Monday, May 13, 2002

Who would have thought you'd live long enough to see this. Hearings by Canadian parliamentarians into legalizing marijuana. And even more amazing is whose running the hearings.


Global reports

Senators, whose average age has tended to those 55 plus. But today in Regina they kicked off a series of meetings aimed at looking at whether it's time to take smoking pot off the list of crimes in Canada. And framing these discussions is a little-noticed report they've just issued reaching some startling conclusions.

The Senate committee concludes there is no convincing evidence that smoking pot leads to using harder drugs.

It says marijuana use does not induce users to commit other crimes, or engage in risky activity such as driving quickly.

The Senate also found that one in every three Canadian kids age 15 and 16 has smoked at least once in the past month, and that one and a half million Canadians have a criminal record because of what the Senate calls simple possession.

Ground-breaking stuff. But this report, and Canada’s willingness to allow people to use marijuana for medical purposes, also seems to have raised the ire of the U.S. in a significant way. We’ve learned tonight that its drug czar is pressuring Canadian authorities not to loosen Canadian law and he's carrying a very big stick -- threatening trade sanctions if we don't do what he wants. Global National's Carl Hanlon has the exclusive details.

On the street its called B.C. bud and American demand for it is reaching new highs.

Sources close to the U.S. Drug Enforcement Agency say it will soon issue a report claiming there are 15 to 20,000 marijuana growing operations in British Columbia alone and 95 per cent of the output is headed south.

"A dramatic increase in the gross quantity of marijuana of high potency coming across the border," says Colonel Robert Maginnis, a U.S. government adviser on drug policy. He says the bush administration is alarmed by a recent Senate study that says Canada’s marijuana laws are ineffective.

The U.S. fears the next step could be looser regulations leading to more drugs crossing the border and its ready to play hardball with trade to make sure that doesn't happen.

"To antagonize government leaders and grass roots leader because you insist on having a radical drug policy that we will not ignore in the long term, then its going to have adverse consequences and I hope we would be able to rectify it before it comes to blows," explains Maginnis.

The U.S. is closely watching the Canadian marijuana debate and is working behind the scenes to influence the outcome. Next month the president's chief of drug policy attend a drug conference in Quebec and he'll make sure his counterparts understand the U.S. opposes liberalization.

As for the Canadian government, solicitor general Lawrence Macaulay did not respond when asked if Canada is being pressured by U.S.

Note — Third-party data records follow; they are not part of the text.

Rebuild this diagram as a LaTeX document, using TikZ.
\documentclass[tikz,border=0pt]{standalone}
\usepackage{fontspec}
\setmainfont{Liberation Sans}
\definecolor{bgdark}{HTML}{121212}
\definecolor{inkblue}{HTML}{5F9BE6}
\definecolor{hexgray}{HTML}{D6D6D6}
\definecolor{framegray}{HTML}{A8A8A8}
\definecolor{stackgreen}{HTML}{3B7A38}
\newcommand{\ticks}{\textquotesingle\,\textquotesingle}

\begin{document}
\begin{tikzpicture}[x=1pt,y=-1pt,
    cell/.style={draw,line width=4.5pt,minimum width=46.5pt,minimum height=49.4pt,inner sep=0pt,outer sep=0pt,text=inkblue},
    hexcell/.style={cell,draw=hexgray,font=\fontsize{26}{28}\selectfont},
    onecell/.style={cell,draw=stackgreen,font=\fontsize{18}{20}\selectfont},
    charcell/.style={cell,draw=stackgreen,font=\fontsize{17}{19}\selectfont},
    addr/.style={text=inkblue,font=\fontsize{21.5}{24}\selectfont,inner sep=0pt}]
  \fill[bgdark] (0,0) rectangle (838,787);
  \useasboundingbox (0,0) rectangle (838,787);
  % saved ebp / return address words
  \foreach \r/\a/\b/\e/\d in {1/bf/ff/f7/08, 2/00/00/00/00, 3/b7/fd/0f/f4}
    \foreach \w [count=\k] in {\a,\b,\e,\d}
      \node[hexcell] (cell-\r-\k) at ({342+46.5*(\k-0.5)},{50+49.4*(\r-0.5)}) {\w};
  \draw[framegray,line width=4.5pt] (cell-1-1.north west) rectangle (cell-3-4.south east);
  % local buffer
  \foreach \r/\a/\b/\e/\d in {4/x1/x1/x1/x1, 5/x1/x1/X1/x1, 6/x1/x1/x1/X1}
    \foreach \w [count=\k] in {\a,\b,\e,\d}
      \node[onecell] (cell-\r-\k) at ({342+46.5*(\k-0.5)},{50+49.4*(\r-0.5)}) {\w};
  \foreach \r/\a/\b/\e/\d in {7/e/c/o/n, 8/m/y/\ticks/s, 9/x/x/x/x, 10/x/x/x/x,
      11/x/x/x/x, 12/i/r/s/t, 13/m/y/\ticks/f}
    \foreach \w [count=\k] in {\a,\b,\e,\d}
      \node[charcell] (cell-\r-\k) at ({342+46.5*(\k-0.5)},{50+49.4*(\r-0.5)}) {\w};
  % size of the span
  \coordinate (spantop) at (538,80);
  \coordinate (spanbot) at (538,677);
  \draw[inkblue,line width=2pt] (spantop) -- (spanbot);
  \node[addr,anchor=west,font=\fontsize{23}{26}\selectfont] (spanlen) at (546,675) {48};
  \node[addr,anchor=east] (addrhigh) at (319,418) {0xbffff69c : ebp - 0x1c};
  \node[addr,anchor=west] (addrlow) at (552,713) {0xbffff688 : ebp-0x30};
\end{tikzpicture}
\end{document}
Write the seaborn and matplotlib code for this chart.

The organization for the reform of marijuana laws says the Americans have a habit of throwing their weight around to influence other country's drug laws.

Ottawa was pushing ahead with plans to provide government grown medical marijuana people with serious illness, but those efforts appear to have stalled.

But the American angst over medical marijuana use may be a little premature.

As of Friday fewer than 255 Canadians have received licenses to smoke,

And of those 164 can smoke their own because enough government grown isn't available yet.